During Christmas Eve dinner, my grandpa brought one of his friends. She talked about gay people a bit. Her friend survived the AIDS crisis in New York. My mom looked at me every time anyone said the word “gay.”
My younger brother did not come home for Christmas. He was about 15 minutes away. According to my mom, he wants to be cut off from the family. And I think that’s okay—everyone needs their distance sometimes. I thought of the family in Ivan Doig’s memoir, and how the father in that book first hated, then learned to tolerate, and then began love his mother-in-law. I thought of how family relationships are sometimes complicated. What does it take—boldness or arrogance or distance or power or grief?—to rearticulate relationships in a family that needs to grow?
My entire Instagram feed has been filled with ranchers. Ranchers and cows and horses and sometimes cowboys. Some comments say that real ranchers (and real men!) don’t post themselves on social media like an influencer. I wonder, then, what they’re doing even watching the videos. “What makes a real man?” I wonder at the comments. I think of how belief is often strongest when it cannot be articulated or explained.
In the car, with Luca trying to sleep in the back, I explained to my brother what masc was for gays. “My friend drives a mustang,” I told him, “and wears flannel.”
“What?” he said.
“And I drive stick, and also wear flannel, so you know…”
“Seems silly,” he said.
“Well yeah that’s why it’s fun.”
I’ve been reading recently. And I do not want any of it to mean anything big. Just prose for prose.

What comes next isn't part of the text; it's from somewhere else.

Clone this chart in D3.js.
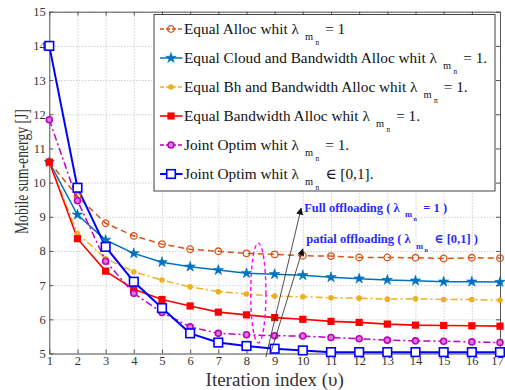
<!DOCTYPE html>
<html>
<head>
<meta charset="utf-8">
<script src="https://cdn.jsdelivr.net/npm/d3@7"></script>
<style>
  body { margin: 0; background: #fff; }
  text { font-family: "Liberation Serif", "DejaVu Serif", serif; }
</style>
</head>
<body>
<div class="chart"></div>
<script>
// Data.
const iterations = d3.range(1, 18);
const equalAlloc = [10.6, 9.6, 8.81, 8.44, 8.2, 8.05, 7.99, 7.93, 7.9, 7.86, 7.85, 7.81, 7.81, 7.8, 7.78, 7.8, 7.79];
const equalCloudBw = [10.6, 9.06, 8.32, 7.93, 7.67, 7.54, 7.44, 7.35, 7.32, 7.29, 7.23, 7.19, 7.15, 7.13, 7.1, 7.1, 7.09];
const equalBhBw = [10.6, 8.51, 7.78, 7.39, 7.15, 6.95, 6.81, 6.74, 6.68, 6.66, 6.63, 6.62, 6.59, 6.6, 6.58, 6.58, 6.56];
const equalBw = [10.6, 8.36, 7.41, 6.88, 6.58, 6.39, 6.21, 6.13, 6.05, 6.0, 5.94, 5.91, 5.86, 5.83, 5.82, 5.81, 5.8];
const jointFull = [11.84, 9.47, 7.7, 6.76, 6.2, 5.78, 5.59, 5.55, 5.52, 5.51, 5.47, 5.43, 5.39, 5.37, 5.36, 5.34, 5.32];
const jointPartial = [14.0, 9.85, 8.12, 7.1, 6.33, 5.59, 5.32, 5.22, 5.14, 5.09, 5.04, 5.04, 5.04, 5.04, 5.04, 5.04, 5.04];

const xTicks = d3.range(1, 18);
const yTicks = d3.range(5, 16);

const legendLabels = [
  ["Equal  Alloc whit λ", "= 1"],
  ["Equal Cloud and Bandwidth Alloc whit λ", "= 1."],
  ["Equal Bh and Bandwidth Alloc whit λ", "= 1."],
  ["Equal Bandwidth Alloc whit λ", "= 1."],
  ["Joint Optim whit λ", "= 1."],
  ["Joint Optim whit λ", "∈ [0,1]."],
];

// Series styles.
const series = [
  { values: equalAlloc, color: "#D95319", dash: "6,4", marker: "ocircle", width: 1.5 },
  { values: equalCloudBw, color: "#0072BD", dash: null, marker: "star", width: 1.5 },
  { values: equalBhBw, color: "#EDB120", dash: "7,3,2,3", marker: "dot", width: 1.5 },
  { values: equalBw, color: "#FF0000", dash: null, marker: "square", width: 1.6 },
  { values: jointFull, color: "#BF00BF", dash: "7,3,2,3", marker: "hex", width: 1.5 },
  { values: jointPartial, color: "#0000FF", dash: null, marker: "osquare", width: 2 },
];

// Annotations (data coordinates).
const ellipse = { cx: 8.42, cy: 6.77, rx: 0.27, ry: 1.46 };
const arrows = [
  { from: [8.69, 4.9], to: [9.94, 9.25] },
  { from: [8.87, 5.04], to: [10.0, 8.06] },
];
const notes = [
  { x: 10.05, y: 9.15, text: "Full offloading ( λ", tail: "= 1 )" },
  { x: 10.12, y: 8.22, text: "patial offloading ( λ", tail: "∈ [0,1] )" },
];

const W = 505, H = 390;
const margin = { top: 11.7, right: 5, bottom: 36.5, left: 49.3 };
const width = W - margin.left - margin.right;
const height = H - margin.top - margin.bottom;

const svg = d3.select(".chart").append("svg")
  .attr("width", W).attr("height", H);

const defs = svg.append("defs");
defs.append("marker")
  .attr("id", "arrow")
  .attr("viewBox", "0 0 10 10")
  .attr("refX", 9).attr("refY", 5)
  .attr("markerWidth", 9).attr("markerHeight", 7)
  .attr("markerUnits", "userSpaceOnUse")
  .attr("orient", "auto")
  .append("path")
  .attr("d", "M0,0 L10,5 L0,10 Z")
  .attr("fill", "#111");

const g = svg.append("g").attr("transform", `translate(${margin.left},${margin.top})`);

const xScale = d3.scaleLinear().domain([1, 17]).range([0, width]);
const yScale = d3.scaleLinear().domain([5, 15]).range([height, 0]);

// Grid.
g.append("g")
  .attr("transform", `translate(0,${height})`)
  .call(d3.axisBottom(xScale).tickValues(xTicks).tickSize(-height).tickFormat(""))
  .call((s) => s.select(".domain").remove())
  .selectAll("line")
  .attr("stroke", "#b8b8b8").attr("stroke-dasharray", "1,2");
g.append("g")
  .call(d3.axisLeft(yScale).tickValues(yTicks).tickSize(-width).tickFormat(""))
  .call((s) => s.select(".domain").remove())
  .selectAll("line")
  .attr("stroke", "#b8b8b8").attr("stroke-dasharray", "1,2");

// Box with inward ticks on all sides.
function styleAxis(s) {
  s.select(".domain").attr("stroke", "#555").attr("stroke-width", 1);
  s.selectAll(".tick line").attr("stroke", "#555");
  s.selectAll("text")
    .style("font-family", "'Liberation Serif', serif")
    .style("font-size", "12.5px")
    .attr("fill", "#333");
}

const xAxisDraw = g.append("g")
  .attr("transform", `translate(0,${height})`)
  .call(d3.axisBottom(xScale).tickValues(xTicks).tickSizeInner(-4).tickSizeOuter(0).tickPadding(3))
  .call(styleAxis);
// last label sits right on the edge, nudge it in a little
xAxisDraw.selectAll(".tick text").filter((d) => d === 17).attr("dx", -3);

g.append("g")
  .call(d3.axisTop(xScale).tickValues(xTicks).tickSizeInner(-4).tickSizeOuter(0).tickFormat(""))
  .call(styleAxis);
g.append("g")
  .call(d3.axisLeft(yScale).tickValues(yTicks).tickSizeInner(-4).tickSizeOuter(0).tickPadding(3.5))
  .call(styleAxis);
g.append("g")
  .attr("transform", `translate(${width},0)`)
  .call(d3.axisRight(yScale).tickValues(yTicks).tickSizeInner(-4).tickSizeOuter(0).tickFormat(""))
  .call(styleAxis);

// Lines.
const lineGen = d3.line()
  .x((d, i) => xScale(iterations[i]))
  .y((d) => yScale(d));

g.append("g").selectAll("path.series")
  .data(series)
  .join("path")
  .attr("class", "series")
  .attr("d", (d) => lineGen(d.values))
  .attr("fill", "none")
  .attr("stroke", (d) => d.color)
  .attr("stroke-width", (d) => d.width)
  .attr("stroke-dasharray", (d) => d.dash);

// Markers.
function drawMarker(sel, s) {
  const c = s.color;
  if (s.marker === "ocircle") {
    sel.append("circle").attr("r", 3.3).attr("fill", "none").attr("stroke", c).attr("stroke-width", 1.3);
  } else if (s.marker === "star") {
    sel.append("path").attr("d", d3.symbol(d3.symbolStar, 34)()).attr("fill", c).attr("stroke", c).attr("stroke-width", 0.6);
  } else if (s.marker === "dot") {
    sel.append("circle").attr("r", 2.8).attr("fill", c);
  } else if (s.marker === "square") {
    sel.append("rect").attr("x", -3.6).attr("y", -3.6).attr("width", 7.2).attr("height", 7.2).attr("fill", c);
  } else if (s.marker === "hex") {
    sel.append("circle").attr("r", 3).attr("fill", "#d77ad7").attr("stroke", c).attr("stroke-width", 1.6);
  } else if (s.marker === "osquare") {
    sel.append("rect").attr("x", -4.3).attr("y", -4.3).attr("width", 8.6).attr("height", 8.6)
      .attr("fill", "#fff").attr("stroke", c).attr("stroke-width", 1.6);
  }
}

series.forEach((s) => {
  g.append("g").selectAll("g")
    .data(s.values)
    .join("g")
    .attr("transform", (d, i) => `translate(${xScale(iterations[i])},${yScale(d)})`)
    .each(function () { drawMarker(d3.select(this), s); });
});

// Ellipse and arrows.
g.append("ellipse")
  .attr("cx", xScale(ellipse.cx))
  .attr("cy", yScale(ellipse.cy))
  .attr("rx", xScale(ellipse.cx + ellipse.rx) - xScale(ellipse.cx))
  .attr("ry", yScale(ellipse.cy - ellipse.ry) - yScale(ellipse.cy))
  .attr("fill", "none")
  .attr("stroke", "#FF00FF")
  .attr("stroke-width", 1.4)
  .attr("stroke-dasharray", "4,3");

g.selectAll("line.arrow")
  .data(arrows)
  .join("line")
  .attr("class", "arrow")
  .attr("x1", (d) => xScale(d.from[0])).attr("y1", (d) => yScale(d.from[1]))
  .attr("x2", (d) => xScale(d.to[0])).attr("y2", (d) => yScale(d.to[1]))
  .attr("stroke", "#222").attr("stroke-width", 0.8)
  .attr("marker-end", "url(#arrow)");

// Lambda with m_n subscript.
function lambdaText(t, main, tail, size, color, bold, gaps) {
  t.attr("fill", color).style("font-size", size + "px").style("font-weight", bold ? "bold" : "normal");
  t.append("tspan").text(main);
  t.append("tspan").text("m").style("font-size", (size * 0.68) + "px")
    .attr("dx", gaps[0]).attr("dy", size * 0.42);
  t.append("tspan").text("n").style("font-size", (size * 0.48) + "px")
    .attr("dx", gaps[1]).attr("dy", size * 0.3);
  t.append("tspan").text(tail).attr("dx", gaps[2]).attr("dy", -size * 0.72);
}

notes.forEach((n) => {
  const t = g.append("text")
    .attr("x", xScale(n.x))
    .attr("y", yScale(n.y));
  lambdaText(t, n.text, n.tail, 12.5, "#2a2aff", true, [5.5, 1.2, 6.5]);
});

// Legend.
const legend = svg.append("g").attr("class", "legend");
legend.append("rect")
  .attr("x", 154).attr("y", 14.5)
  .attr("width", 341).attr("height", 176.5)
  .attr("fill", "#fff").attr("stroke", "#444").attr("stroke-width", 1);

series.forEach((s, i) => {
  const row = legend.append("g").attr("transform", `translate(0,${29 + i * 29})`);
  row.append("line")
    .attr("x1", 160).attr("x2", 182.5)
    .attr("stroke", s.color)
    .attr("stroke-width", s.width)
    .attr("stroke-dasharray", s.dash ? "4,2" : null);
  drawMarker(row.append("g").attr("transform", "translate(171,0)"), s);
  const t = row.append("text").attr("x", 184).attr("y", 4.5);
  lambdaText(t, legendLabels[i][0], legendLabels[i][1], 15.3, "#111", false, [6, 2.5, 6]);
});

// Axis titles.
svg.append("text")
  .attr("x", margin.left + width / 2)
  .attr("y", 386)
  .attr("text-anchor", "middle")
  .style("font-size", "19px")
  .attr("fill", "#333")
  .text("Iteration index (υ)");

// picture is stretched sideways, so the vertical title is squeezed along its length
svg.append("text")
  .attr("transform", `translate(22,${margin.top + height / 2 - 11}) rotate(-90) scale(0.76,1)`)
  .attr("text-anchor", "middle")
  .attr("dy", "0.35em")
  .style("font-size", "18px")
  .attr("fill", "#333")
  .text("Mobile sum-energy [J]");
</script>
</body>
</html>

I read de Certeau a few weeks ago, and he described knowledge in two ways: either a sight from above, or a memory of a route from a ground-level walk. The one from above constructs official names for things and uses them to demarcate territory; the one from below remembers sights and positions the world in relation to that. Where the sight from above says, “turn left on eighteenth street,” the one from below says, “turn left when you see the red house.” And now, I read a book by a man who worked as a fire lookout, describing the territory around him as if he is reading a map, and I want to stop reading. I think of Annie Dillard, who does the opposite, describing her local mountains like shards to the sky, but then kicks off to metaphor, about God or the void or something. Just give me those triangles reaching into the sky, with no name and no invisible metaphor, please! Nothing larger than it’s due. I’m in no mood to play, but to rest.